Mike Snow, operations manager for the ambassadors, said his crew had collected displaced shopping carts for years, but officials only began tracking the numbers in the spring to get an idea of how bad the problem is.

“Most of them come from stores within our district, but we’ve done Target, we’ve done Home Depot, we’ve done Lowe’s,” he said. “Obviously, the closer you get areas that have them, you see more, but they’re really all over.”

Rocateq, a global leader in cart theft prevention, says an average cart costs between $75 and $100 each.

Within the food industry alone, almost 2 million carts are taken annually, according to the Food Marketing Institute.

In addition to returning property, Snow said the cart removal effort helps beautify parts of the city most frequented by visitors - the Boardwalk and its surrounding streets.

“Not every shopping cart we find is empty. A lot of times, they’ve got trash in them,” Snow said.

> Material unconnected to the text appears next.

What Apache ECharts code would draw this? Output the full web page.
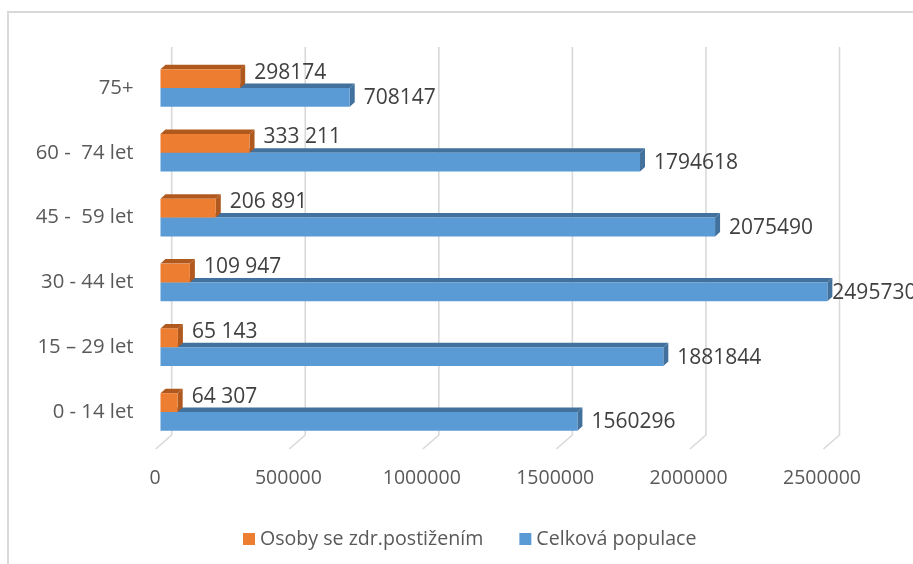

City spokesman Mark Kruea said there are plans to outlaw the use of abandoned or stray carts, though some communities either do or are considering it.

In the California city of Citrus Heights, officials are crafting an ordinance making stray carts a public nuisance. The measure would require any business with more than five carts to submit a theft prevention plan and possession of an abandoned one a citable offense.

The Newport News Times in Oregon reported over the summer that officials there are considering a similar law - with fines of between $50 and $500 assessed to businesses that don’t retrieve shopping carts reported abandoned within 72 hours.

S.C. Retail Association executive director Lee Ann Watson said her organization doesn’t have specific data on shopping cart thefts, but said their disappearances are a burden to businesses.

“Not only do retailers invest substantial dollars in the carts, but also in resources like additional staff and anti-theft systems,” she told The Sun News via email. “Ultimately, the cost of retail crime and its prevention flows down, in part, to the consumer. Meaning any theft - whether it be carts or inventory — impacts us all.”